__DO THIS__. Quote, word for word, the line containing "Write the TikZ code for this diagram." and all lines that follow it to the end of the records, with no pictures.

[Rows from a dataset of charts and code]
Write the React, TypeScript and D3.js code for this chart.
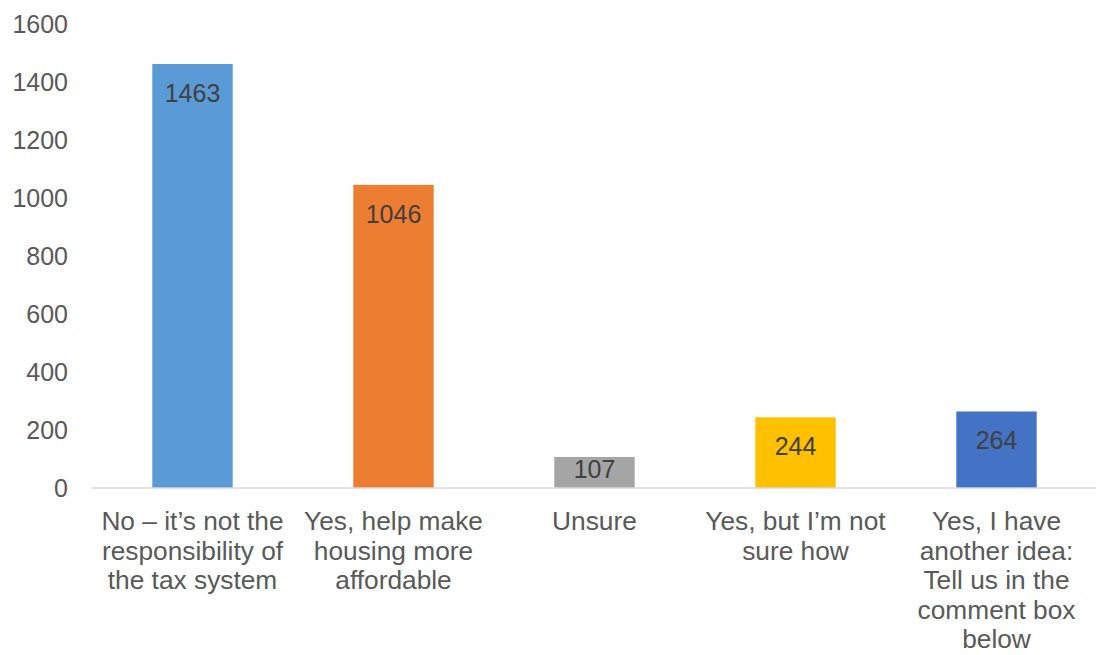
import React from "react";
import * as d3 from "d3";

const categories = [
  "No – it’s not the responsibility of the tax system",
  "Yes, help make housing more affordable",
  "Unsure",
  "Yes, but I’m not sure how",
  "Yes, I have another idea: Tell us in the comment box below",
];
const categoryLines = [
  ["No – it’s not the", "responsibility of", "the tax system"],
  ["Yes, help make", "housing more", "affordable"],
  ["Unsure"],
  ["Yes, but I’m not", "sure how"],
  ["Yes, I have", "another idea:", "Tell us in the", "comment box", "below"],
];
const values = [1463, 1046, 107, 244, 264];
const colors = ["#5B9BD5", "#ED7D31", "#A5A5A5", "#FFC000", "#4472C4"];
const yTicks = [0, 200, 400, 600, 800, 1000, 1200, 1400, 1600];

const W = 1096;
const H = 655;
const left = 92;
const right = 1097;
const top = 24.3;
const bottom = 488;
const FONT = "'Liberation Sans', Arial, sans-serif";

export default function App() {
  const x = d3.scaleBand<number>().domain(d3.range(categories.length)).range([left, right]).paddingInner(0.6).paddingOuter(0.3);
  const y = d3.scaleLinear().domain([0, 1600]).range([bottom, top]);
  const bw = x.bandwidth();
  return (
    <svg width={W} height={H} style={{ position: "absolute", left: 0, top: 0, background: "#fff" }}>
      <rect width={W} height={H} fill="#fff" />
      {yTicks.map((t) => (
        <text key={t} x={68} y={y(t) + 9} textAnchor="end" fontFamily={FONT} fontSize={25} fill="#595959">
          {t}
        </text>
      ))}
      {values.map((v, i) => {
        const bx = x(i)!;
        const by = y(v);
        const base = Math.min(by + 38, bottom - 10);
        return (
          <g key={i}>
            <rect x={bx} y={by} width={bw} height={bottom - by} fill={colors[i]} />
            <text x={bx + bw / 2} y={base} textAnchor="middle" fontFamily={FONT} fontSize={25} fill="#404040">
              {v}
            </text>
          </g>
        );
      })}
      <line x1={left} x2={right} y1={bottom} y2={bottom} stroke="#D9D9D9" strokeWidth={1.5} />
      {categoryLines.map((lines, i) => (
        <text key={i} textAnchor="middle" fontFamily={FONT} fontSize={26.3} fill="#595959">
          {lines.map((l, j) => (
            <tspan key={j} x={x(i)! + bw / 2} y={530 + j * 29.5}>
              {l}
            </tspan>
          ))}
        </text>
      ))}
    </svg>
  );
}
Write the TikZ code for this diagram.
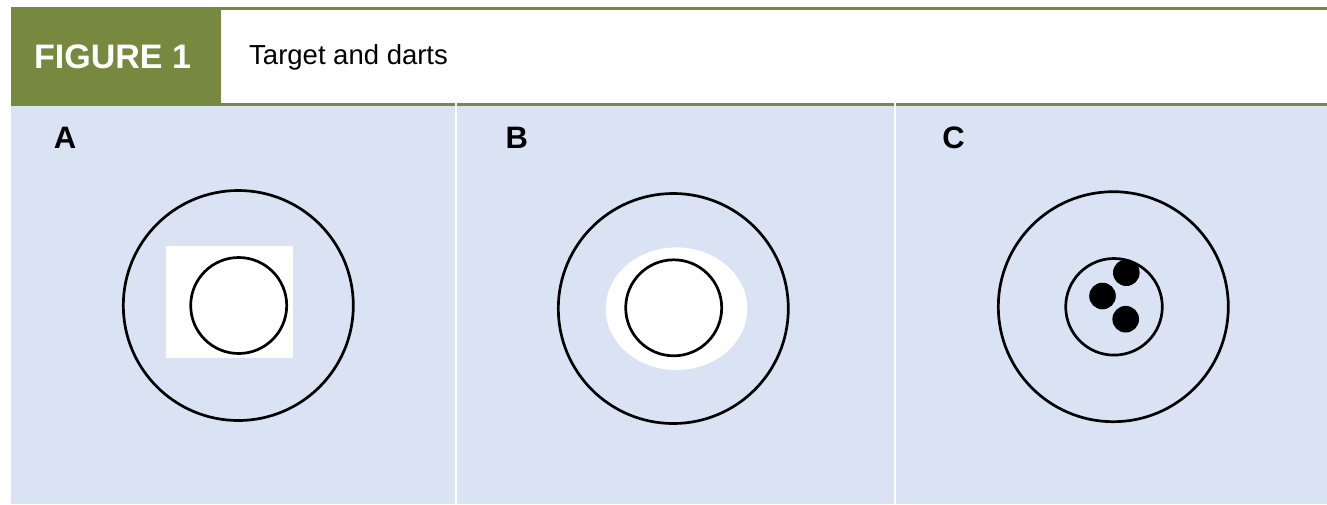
\documentclass[tikz,border=0pt]{standalone}
\usepackage{fontspec}
\setmainfont{Liberation Sans}
\definecolor{figgreen}{RGB}{118,137,63}
\definecolor{panelblue}{RGB}{218,227,243}
\begin{document}
\begin{tikzpicture}[x=1pt,y=-1pt,
  panel/.style={fill=panelblue},
  ring/.style={draw=black,line width=2.7pt},
  dart/.style={fill=black},
  paneltitle/.style={anchor=base,inner sep=0pt,font=\fontsize{31}{33}\selectfont\bfseries},
  greenrule/.style={draw=figgreen,line width=3pt}]
\useasboundingbox (0,0) rectangle (1327,504);
% header
\fill[figgreen] (11,7) rectangle (221,106);
\draw[greenrule] (221,8.3) -- (1327,8.3);
\node[anchor=base west,inner sep=0pt,text=white,font=\fontsize{34}{36}\selectfont\bfseries] (fig) at (34,68.3) {FIGURE 1};
\node[anchor=base west,inner sep=0pt,font=\fontsize{27.5}{30}\selectfont] (title) at (249,64.3) {Target and darts};
% panels
\fill[panel] (11,106) rectangle (454.5,504);
\fill[panel] (457,106) rectangle (893.5,504);
\fill[panel] (896,106) rectangle (1327,504);
\draw[greenrule] (11,104.3) -- (454.5,104.3);
\draw[greenrule] (457,104.3) -- (893.5,104.3);
\draw[greenrule] (896,104.3) -- (1327,104.3);
% labels
\node[paneltitle] (la) at (65,148) {A};
\node[paneltitle] (lb) at (516.7,148) {B};
\node[paneltitle] (lc) at (953.5,148) {C};
% target A
\fill[white] (166,246) rectangle (293.3,357.7);
\draw[ring] (238.3,305.5) circle (115);
\draw[ring] (238.7,305.5) circle (48);
% target B
\fill[white] (676.5,308.7) ellipse [x radius=70.8, y radius=61.3];
\draw[ring] (673.3,308.5) circle (115);
\draw[ring] (673.7,307.8) circle (48);
% target C
\draw[ring] (1113.3,306.7) circle (115);
\draw[ring] (1114,306.8) circle (48.3);
\fill[dart] (1126.3,272.7) circle (13.3);
\fill[dart] (1102.5,296) circle (13.3);
\fill[dart] (1125.7,319.2) circle (13.3);
\end{tikzpicture}
\end{document}
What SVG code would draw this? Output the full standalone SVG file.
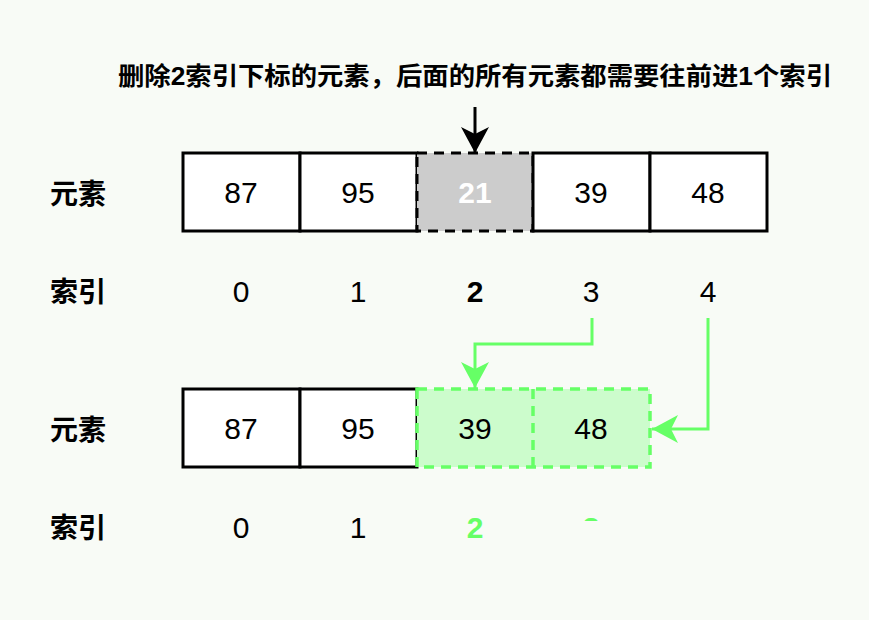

__WRITTEN RESPONSE__.
Write the TikZ code for this diagram.
\documentclass[tikz,border=0pt]{standalone}
\usepackage{fontspec}
\setmainfont{Liberation Sans}
\definecolor{figgreen}{RGB}{118,137,63}
\definecolor{panelblue}{RGB}{218,227,243}
\begin{document}
\begin{tikzpicture}[x=1pt,y=-1pt,
  panel/.style={fill=panelblue},
  ring/.style={draw=black,line width=2.7pt},
  dart/.style={fill=black},
  paneltitle/.style={anchor=base,inner sep=0pt,font=\fontsize{31}{33}\selectfont\bfseries},
  greenrule/.style={draw=figgreen,line width=3pt}]
\useasboundingbox (0,0) rectangle (1327,504);
% header
\fill[figgreen] (11,7) rectangle (221,106);
\draw[greenrule] (221,8.3) -- (1327,8.3);
\node[anchor=base west,inner sep=0pt,text=white,font=\fontsize{34}{36}\selectfont\bfseries] (fig) at (34,68.3) {FIGURE 1};
\node[anchor=base west,inner sep=0pt,font=\fontsize{27.5}{30}\selectfont] (title) at (249,64.3) {Target and darts};
% panels
\fill[panel] (11,106) rectangle (454.5,504);
\fill[panel] (457,106) rectangle (893.5,504);
\fill[panel] (896,106) rectangle (1327,504);
\draw[greenrule] (11,104.3) -- (454.5,104.3);
\draw[greenrule] (457,104.3) -- (893.5,104.3);
\draw[greenrule] (896,104.3) -- (1327,104.3);
% labels
\node[paneltitle] (la) at (65,148) {A};
\node[paneltitle] (lb) at (516.7,148) {B};
\node[paneltitle] (lc) at (953.5,148) {C};
% target A
\fill[white] (166,246) rectangle (293.3,357.7);
\draw[ring] (238.3,305.5) circle (115);
\draw[ring] (238.7,305.5) circle (48);
% target B
\fill[white] (676.5,308.7) ellipse [x radius=70.8, y radius=61.3];
\draw[ring] (673.3,308.5) circle (115);
\draw[ring] (673.7,307.8) circle (48);
% target C
\draw[ring] (1113.3,306.7) circle (115);
\draw[ring] (1114,306.8) circle (48.3);
\fill[dart] (1126.3,272.7) circle (13.3);
\fill[dart] (1102.5,296) circle (13.3);
\fill[dart] (1125.7,319.2) circle (13.3);
\end{tikzpicture}
\end{document}
What SVG code would draw this? Output the full standalone SVG file.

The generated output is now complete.